Investors are intently focused on when the Federal Reserve will begin raising interest rates, and the process may end badly for financial markets, says David Riley, head of credit strategy at Europe's BlueBay Asset Management.
After a dovish statement from the Fed last week, many expect the central bank to hold off on a rate hike until September.
"The ultimate destination is unknown and could trigger destabilizing shifts in global capital flows and currencies," he writes in the Financial Times
"In response, uncoordinated national policies and distorted financial markets could further fragment the international monetary system." A currency war already is raging around the world.
One problem is divergence in monetary policy, Riley says. The Federal Reserve is tightening monetary policy while many other central banks, including the European Central Bank and Bank of Japan, are easing full bore.
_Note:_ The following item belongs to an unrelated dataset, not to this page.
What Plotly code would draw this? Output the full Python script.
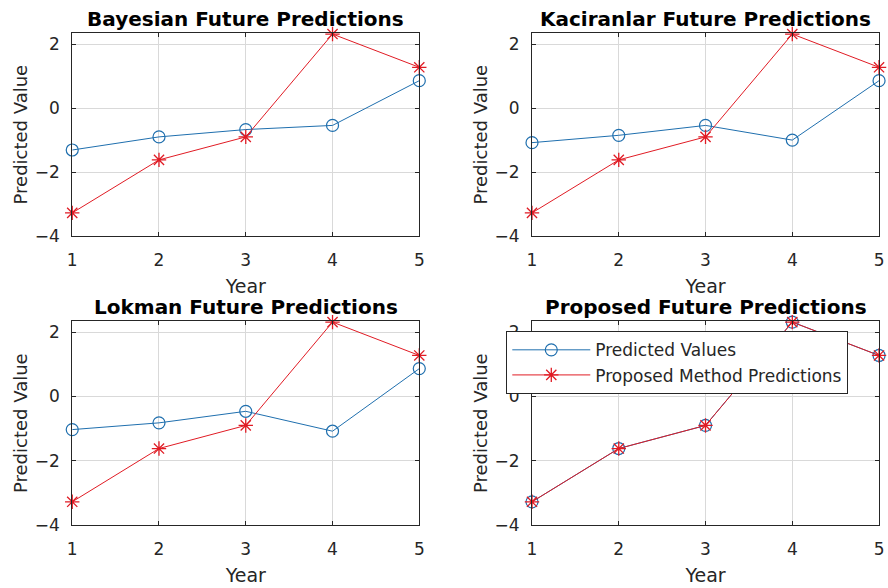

It's possible that "the fault lines in the international monetary system will be exposed by the stark divergence in monetary policy between the U.S. and the rest of the world, reflected in the dramatic appreciation of the U.S. dollar," Riley states.
The dollar has risen to multi-year highs against a range of currencies in recent years.
Many investors are confused about the Fed's intentions, and for good reason, says Charles Lieberman, chief investment officer of Advisors Capital Management.
"The Fed has prepared the way for hiking interest rates, even as it suggests that it has reasons to wait," he writes in a commentary provided
to Newsmax Finance. "Its forecasts remain nothing short of strange, which contributes to many inconsistent misinterpretations of its views."
In their forecasts last week, Fed officials cut their projections for economic growth and interest rates. The central bank "also reduced its unemployment rate forecast, yet retained a projection for unemployment that is unduly pessimistic," Lieberman says.
Most Fed officials forecast an unemployment rate of 5 to 5.2 percent for year-end, down from their December prediction of 5.2 to 5.3 percent.
"The implicit message is policymakers would prefer to keep rates down as long as possible," Lieberman writes. But he sees the Fed moving in June.